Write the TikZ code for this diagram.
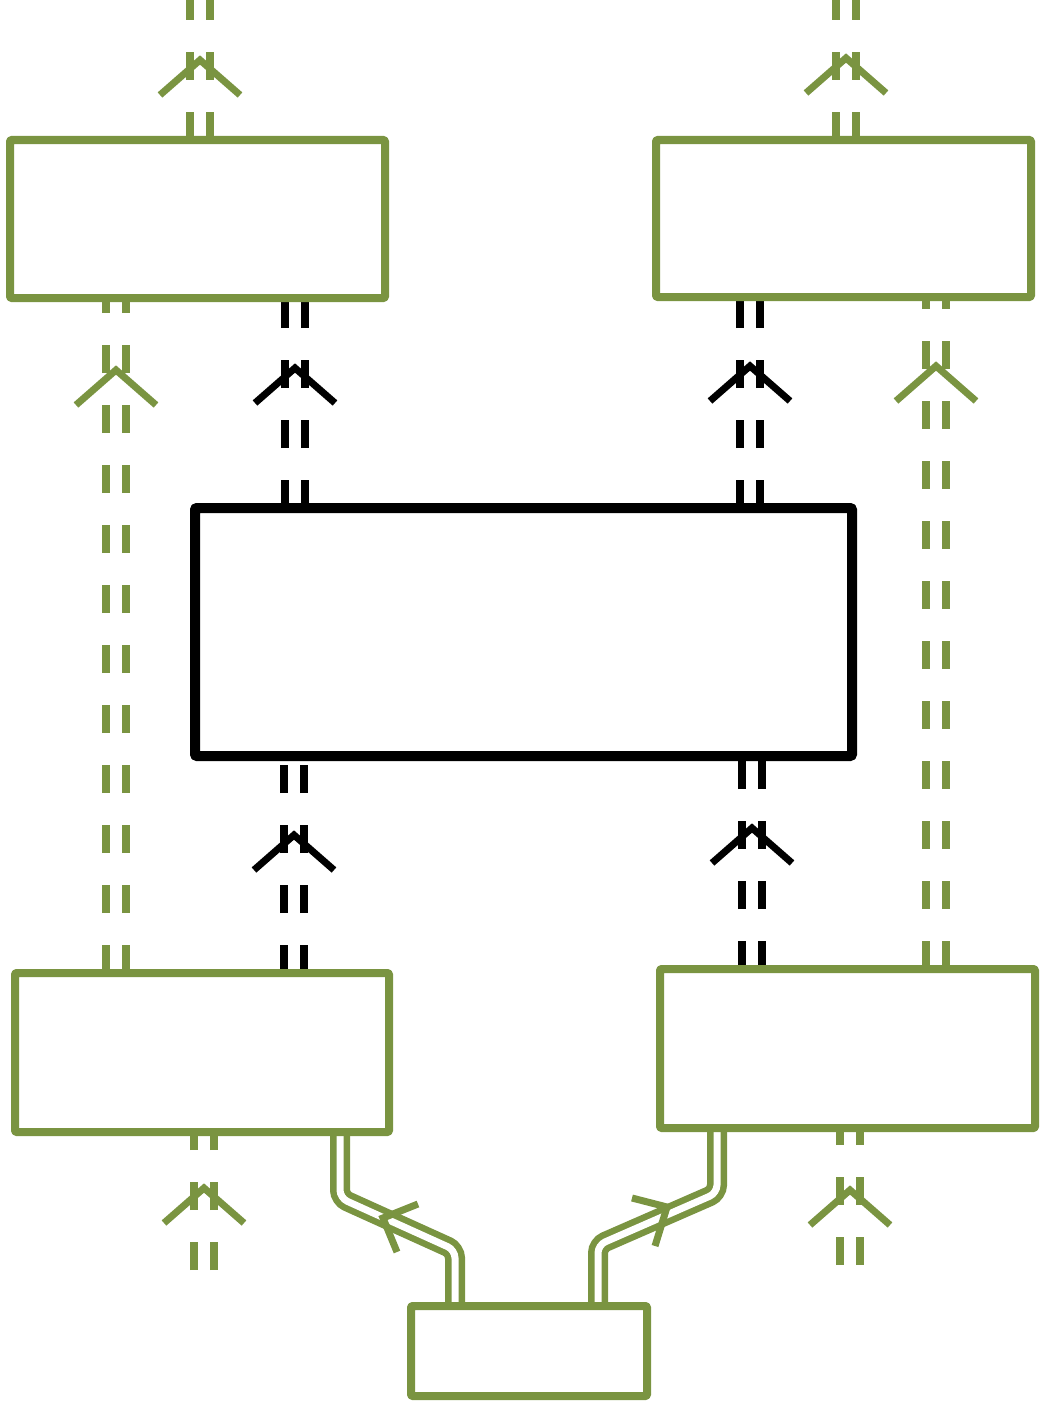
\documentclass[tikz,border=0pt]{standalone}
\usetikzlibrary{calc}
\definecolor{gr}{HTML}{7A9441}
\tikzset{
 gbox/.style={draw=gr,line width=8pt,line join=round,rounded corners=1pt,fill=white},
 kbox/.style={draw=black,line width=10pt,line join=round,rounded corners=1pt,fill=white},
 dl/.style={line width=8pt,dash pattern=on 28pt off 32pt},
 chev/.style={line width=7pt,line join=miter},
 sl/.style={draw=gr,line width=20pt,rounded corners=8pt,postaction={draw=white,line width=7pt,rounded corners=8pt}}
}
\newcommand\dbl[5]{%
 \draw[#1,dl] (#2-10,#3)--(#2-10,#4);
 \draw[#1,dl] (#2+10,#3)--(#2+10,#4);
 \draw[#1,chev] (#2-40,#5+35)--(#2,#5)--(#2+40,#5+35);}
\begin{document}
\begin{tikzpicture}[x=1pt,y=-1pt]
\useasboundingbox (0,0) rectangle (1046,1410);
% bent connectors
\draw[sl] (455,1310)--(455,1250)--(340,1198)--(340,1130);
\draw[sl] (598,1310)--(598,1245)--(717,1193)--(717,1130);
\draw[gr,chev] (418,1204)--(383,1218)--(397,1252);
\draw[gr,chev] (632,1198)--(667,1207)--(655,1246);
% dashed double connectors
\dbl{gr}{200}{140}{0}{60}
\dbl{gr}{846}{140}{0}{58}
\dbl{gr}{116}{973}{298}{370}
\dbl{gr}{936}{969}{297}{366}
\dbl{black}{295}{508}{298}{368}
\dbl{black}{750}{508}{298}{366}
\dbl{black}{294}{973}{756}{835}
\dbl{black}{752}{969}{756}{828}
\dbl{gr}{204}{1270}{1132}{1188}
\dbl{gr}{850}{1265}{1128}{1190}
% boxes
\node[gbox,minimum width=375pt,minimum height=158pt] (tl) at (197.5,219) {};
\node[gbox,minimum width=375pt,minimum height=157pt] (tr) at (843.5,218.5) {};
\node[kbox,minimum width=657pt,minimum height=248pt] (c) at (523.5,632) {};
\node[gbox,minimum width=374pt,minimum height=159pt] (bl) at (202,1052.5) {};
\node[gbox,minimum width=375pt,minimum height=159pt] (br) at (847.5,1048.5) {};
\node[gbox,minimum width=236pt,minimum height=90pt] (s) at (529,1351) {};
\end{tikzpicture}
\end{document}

▶ [WORK TO DO]
Omit each picture, then return all of the listing exactly as it stands.

▶ [PROBLEM SOLUTION]
Write the TikZ code for this diagram.
\documentclass[tikz,border=0pt]{standalone}
\usetikzlibrary{calc}
\definecolor{gr}{HTML}{7A9441}
\tikzset{
 gbox/.style={draw=gr,line width=8pt,line join=round,rounded corners=1pt,fill=white},
 kbox/.style={draw=black,line width=10pt,line join=round,rounded corners=1pt,fill=white},
 dl/.style={line width=8pt,dash pattern=on 28pt off 32pt},
 chev/.style={line width=7pt,line join=miter},
 sl/.style={draw=gr,line width=20pt,rounded corners=8pt,postaction={draw=white,line width=7pt,rounded corners=8pt}}
}
\newcommand\dbl[5]{%
 \draw[#1,dl] (#2-10,#3)--(#2-10,#4);
 \draw[#1,dl] (#2+10,#3)--(#2+10,#4);
 \draw[#1,chev] (#2-40,#5+35)--(#2,#5)--(#2+40,#5+35);}
\begin{document}
\begin{tikzpicture}[x=1pt,y=-1pt]
\useasboundingbox (0,0) rectangle (1046,1410);
% bent connectors
\draw[sl] (455,1310)--(455,1250)--(340,1198)--(340,1130);
\draw[sl] (598,1310)--(598,1245)--(717,1193)--(717,1130);
\draw[gr,chev] (418,1204)--(383,1218)--(397,1252);
\draw[gr,chev] (632,1198)--(667,1207)--(655,1246);
% dashed double connectors
\dbl{gr}{200}{140}{0}{60}
\dbl{gr}{846}{140}{0}{58}
\dbl{gr}{116}{973}{298}{370}
\dbl{gr}{936}{969}{297}{366}
\dbl{black}{295}{508}{298}{368}
\dbl{black}{750}{508}{298}{366}
\dbl{black}{294}{973}{756}{835}
\dbl{black}{752}{969}{756}{828}
\dbl{gr}{204}{1270}{1132}{1188}
\dbl{gr}{850}{1265}{1128}{1190}
% boxes
\node[gbox,minimum width=375pt,minimum height=158pt] (tl) at (197.5,219) {};
\node[gbox,minimum width=375pt,minimum height=157pt] (tr) at (843.5,218.5) {};
\node[kbox,minimum width=657pt,minimum height=248pt] (c) at (523.5,632) {};
\node[gbox,minimum width=374pt,minimum height=159pt] (bl) at (202,1052.5) {};
\node[gbox,minimum width=375pt,minimum height=159pt] (br) at (847.5,1048.5) {};
\node[gbox,minimum width=236pt,minimum height=90pt] (s) at (529,1351) {};
\end{tikzpicture}
\end{document}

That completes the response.